Через огород, от крайней хатки, шла к Мотре стройная босоногая девчонка с длинной, до пят, косой.
– Идите к нам, поедите немного…
– Ой, спасибо, Софья, спасибо, – заметалась Мотря, замахала руками. – Не надо ничего! Ничего не нужно! Что вы себе там надумали?
– Мать говорили – чтоб обязательно я вас привела…
– Нет, нет, доченька, спасибо… Я не могу! Василий приедет, а меня нет… никак не могу!
– Ну тогда возьмите вот… – Софийка передаёт Мотре что-то завёрнутое в чистое вышитое полотенце. – Тут вареники, с сыром… мы только что их сварили… Ещё горячие.
– Ой… деточка ты моя, – совсем растерялась Мотря, – зачем это?
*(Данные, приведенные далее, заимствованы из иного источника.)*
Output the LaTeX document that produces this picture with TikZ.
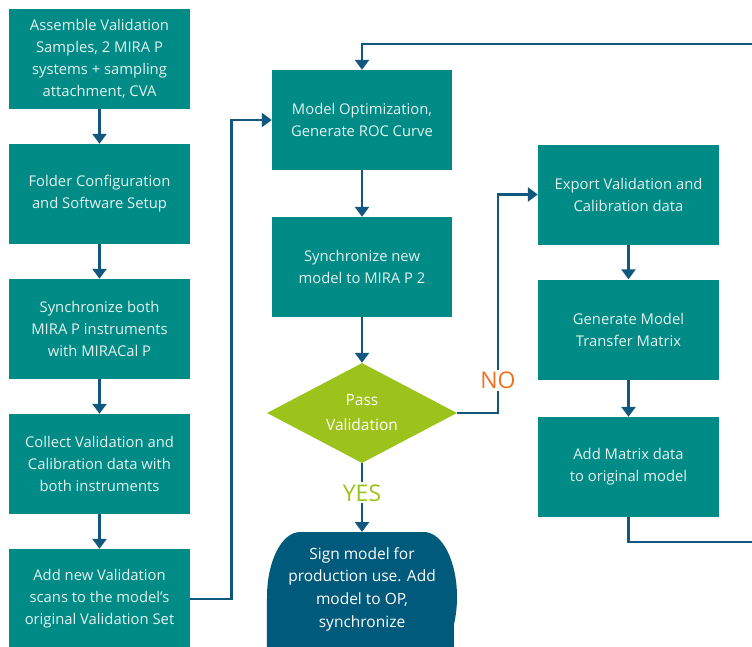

Спасибо вам… я постою здесь… ещё немного. А там уже – и Василь подъедет…
– А, может… всё же придёте к нам, а… тётя Мотря? Мама очень просили…
– Нет, нет, Софийочка! Если уж так, то я возьму одного… а остальное отнеси назад!
– Я ничего не возьму, тётя Мотря… мама ругаться будут! Ешьте на здоровье! Смачного вам…
Стройные ноги Софийки белеют уже на огороде.
– Только вечером чтоб были у нас! Скажи матери и отц-у-у… – кричит Мотря.
– Добре… скажу-у-у-у… – Русая головка Софийки уже скрылась за белеющим вдали вишнёвым садом. – Обов’язко-о-во-о-о…
Мотря погладила рукой тёплый свёрток, улыбнулась чему-то… Да так и не притронулась к еде. Задумалась…
* * *
– Яйко!.. Млако!.. Гебен мир, битте! Шнель!
Непрошеный гость жадно шарил глазами по ха- те, нетерпеливо подгоняя хозяйку отрывистыми ок- риками.
Заметалась испуганно Оксана, не зная, как отвести беду: в доме давно уже ничего из еды не было – всё выгребли полицаи. Перебивались с Мотрей как могли, в основном тем, что удалось вырастить летом на огороде.
– Шнелль… шнелль… яйко!.. млако!.. Шнеелль! – всё громче выкрикивал немец, размахивая руками. И вдруг белёсые глаза его округлились. – О-о… карбуз! Русиш карбуз! Дас ист зер гуд!
Немец схватил большой полосатый apбуз, который Оксана с большим трудом достала для неокрепших ещё после болезни Мотри и Василька, и закрутился по комнате, сладострастно прижимаясь к нему щекой и закатывая глаза. – Я-а, я-а… данке шён! Отшень карашо! Хо-хо-хо… тра-ля-ля… – Затем, напевая какой-то замысловатый, весёлый мотив и неуклюже выбрасывая перед собой длинные ноги, выскочил во двор. Там он уселся на широкий, грубо сколоченный табурет, что соорудила Оксанка для разных хозяйственных надобностей, достал большой складной нож с перламутровой ручкой, тщательно вытер лезвие о полу куртки и, издав какой-то странный, булькающий звук, принялся кромсать полевое лакомство.